Giant has reported a 5.4% fall in first half revenue when compared to the same period last year, down to NT$42.6 billion (£1.32 billion).
Product sales in Europe were down 12% for the period, with American sales falling by 44%.
The company says that strong sales in China helped after seeing a 70% sales increase in the market, mostly driven by a growing interest in performance cycling.
First-half e-bike sales provided 35% of the Giant group’s revenues in the period, up 6.6% from the 2022.
With innovation of technology and diversity of product development, Giant expects e-cargo and e-mobility to create new trends and expand the cycling population to drive e-bike growth momentum.

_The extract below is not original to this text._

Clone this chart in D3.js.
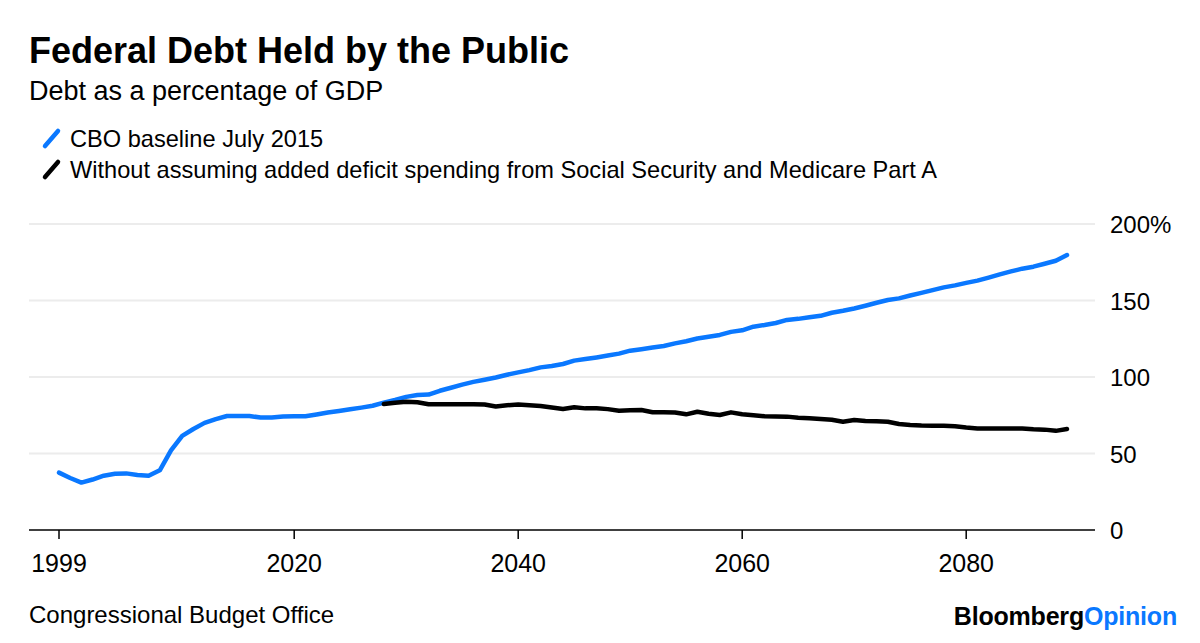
<!DOCTYPE html>
<html>
<head>
<meta charset="utf-8">
<script src="https://cdn.jsdelivr.net/npm/d3@7"></script>
<style>
  html, body { margin: 0; padding: 0; background: #fff; }
  svg { display: block; font-family: "Liberation Sans", Arial, Helvetica, sans-serif; }
</style>
</head>
<body>
<svg id="chart" width="1200" height="643"></svg>
<script>
// ---- Data ----
const baselineYears = d3.range(1999, 2090);
const baselineValues = [
  37.5, 34, 31, 33, 35.5, 36.8, 37, 36, 35.5, 39,
  52, 61.5, 66, 70, 72.5, 74.5, 74.5, 74.5, 73.5, 73.5,
  74.2, 74.3, 74.3, 75.5, 76.8, 77.8, 78.9, 80, 81.2, 83.2,
  85, 87, 88.2, 88.5, 91, 93, 95, 96.8, 98.2, 99.7,
  101.5, 103, 104.5, 106.3, 107.2, 108.5, 110.7, 111.7, 112.8, 114,
  115.3, 117.2, 118.2, 119.3, 120.3, 122, 123.4, 125.2, 126.3, 127.5,
  129.5, 130.5, 132.9, 134, 135.3, 137.3, 138, 139, 140, 142,
  143.3, 144.8, 146.6, 148.5, 150.3, 151.4, 153.3, 155, 156.8, 158.6,
  159.9, 161.5, 163, 165, 167.1, 169, 170.8, 172.1, 174, 176,
  179.7
];
const altYears = d3.range(2028, 2090);
const altValues = [
  82.3, 83.2, 83.8, 83.5, 82.2, 82.2, 82.2, 82.2, 82.2, 82,
  80.7, 81.5, 82, 81.5, 81, 80, 79.1, 80.2, 79.5, 79.5,
  79, 78, 78.2, 78.4, 77, 76.9, 76.8, 75.6, 77.3, 76,
  75.2, 76.9, 75.6, 75, 74.3, 74.2, 74.1, 73.4, 73, 72.6,
  72.1, 70.8, 71.9, 71.2, 71, 70.8, 69.3, 68.7, 68.3, 68.2,
  68.2, 67.8, 67, 66.4, 66.4, 66.4, 66.4, 66.4, 65.8, 65.6,
  64.8, 66
];
const xTicks = [1999, 2020, 2040, 2060, 2080];
const yTicks = [0, 50, 100, 150, 200];
const seriesNames = ["CBO baseline July 2015", "Without assuming added deficit spending from Social Security and Medicare Part A"];
const seriesColors = ["#0a78ff", "#000000"];

// ---- Layout ----
const svg = d3.select("#chart");
const x = d3.scaleLinear().domain([1999, 2089]).range([59, 1067]);
const y = d3.scaleLinear().domain([0, 200]).range([530, 224]);
const plotLeft = 29, plotRight = 1095;

// Title & subtitle
svg.append("text").attr("x", 29).attr("y", 63)
  .attr("font-size", 36).attr("font-weight", "bold").attr("fill", "#000")
  .text("Federal Debt Held by the Public");
svg.append("text").attr("x", 29).attr("y", 100)
  .attr("font-size", 27).attr("fill", "#000")
  .text("Debt as a percentage of GDP");

// Legend
const legend = svg.append("g");
seriesNames.forEach((name, i) => {
  const by = 147 + i * 31;
  legend.append("line")
    .attr("x1", 45).attr("y1", by - 1).attr("x2", 58).attr("y2", by - 16)
    .attr("stroke", seriesColors[i]).attr("stroke-width", 4.5).attr("stroke-linecap", "round");
  legend.append("text").attr("x", 70).attr("y", by)
    .attr("font-size", 23.6).attr("fill", "#000").text(name);
});

// Gridlines
svg.append("g").selectAll("line").data(yTicks.filter(d => d > 0)).join("line")
  .attr("x1", plotLeft).attr("x2", plotRight)
  .attr("y1", d => y(d)).attr("y2", d => y(d))
  .attr("stroke", "#ececec").attr("stroke-width", 2);

// Y labels
svg.append("g").selectAll("text").data(yTicks).join("text")
  .attr("x", 1110).attr("y", d => y(d) + 9)
  .attr("font-size", 24).attr("fill", "#000")
  .text(d => d === 200 ? d + "%" : d);

// X axis
const xAxis = svg.append("g").attr("transform", `translate(0,${y(0)})`);
xAxis.append("line").attr("x1", plotLeft).attr("x2", plotRight)
  .attr("stroke", "#000").attr("stroke-width", 1.5);
xAxis.selectAll("line.tick").data(xTicks).join("line").attr("class", "tick")
  .attr("x1", d => x(d)).attr("x2", d => x(d)).attr("y1", 0).attr("y2", 9)
  .attr("stroke", "#000").attr("stroke-width", 1.5);
xAxis.selectAll("text").data(xTicks).join("text")
  .attr("x", d => x(d)).attr("y", 42).attr("text-anchor", "middle")
  .attr("font-size", 25).attr("fill", "#000").text(d => d);

// Lines
const line = d3.line().x(d => x(d[0])).y(d => y(d[1])).curve(d3.curveLinear);
svg.append("path").datum(baselineYears.map((yr, i) => [yr, baselineValues[i]]))
  .attr("d", line).attr("fill", "none").attr("stroke", seriesColors[0])
  .attr("stroke-width", 4.5).attr("stroke-linejoin", "round").attr("stroke-linecap", "round");
svg.append("path").datum(altYears.map((yr, i) => [yr, altValues[i]]))
  .attr("d", line).attr("fill", "none").attr("stroke", seriesColors[1])
  .attr("stroke-width", 4.5).attr("stroke-linejoin", "round").attr("stroke-linecap", "round");

// Footer
svg.append("text").attr("x", 29).attr("y", 623)
  .attr("font-size", 24).attr("fill", "#000").text("Congressional Budget Office");
const brand = svg.append("text").attr("x", 1177).attr("y", 625).attr("text-anchor", "end")
  .attr("font-size", 25).attr("font-weight", "bold").attr("letter-spacing", -0.2);
brand.append("tspan").attr("fill", "#000").text("Bloomberg");
brand.append("tspan").attr("fill", "#0a78ff").text("Opinion");
</script>
</body>
</html>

Due to the impact from European and North American markets of reducing inventories, gross margin decreased to 21.3% at pre pandemic level.
Net profit before tax came in at NT$3.35 billion (£82.7 million), a decline of 32.9% year on year due to lower gross margin as well as higher interest expenses in non-operating expenses.
Net profit after tax came in at NT$2.02billion (£49.8 million), a decline of 44.3% YoY.
First half tax expenses increased due to the increase in undistributed earnings and less tax benefits.
First half earnings per share was at NT$5.15 (£0.12).
In a press release issued earlier this week, a spokesperson for Giant said: “Considering the global economy situation, as well as the current market is undergoing inventories adjustments, this year would be a year to adjust production, sales and supply back to normal, and it is also a test of the company’s operating capabilities.
“Giant Group has been cultivating its production, brand and channel advantages for a long time.
“In the long run, people’s awareness of ESG and health has greatly increased, and governments around the world are actively building a friendly cycling environment. The bicycle industry is still full of unlimited business opportunities.”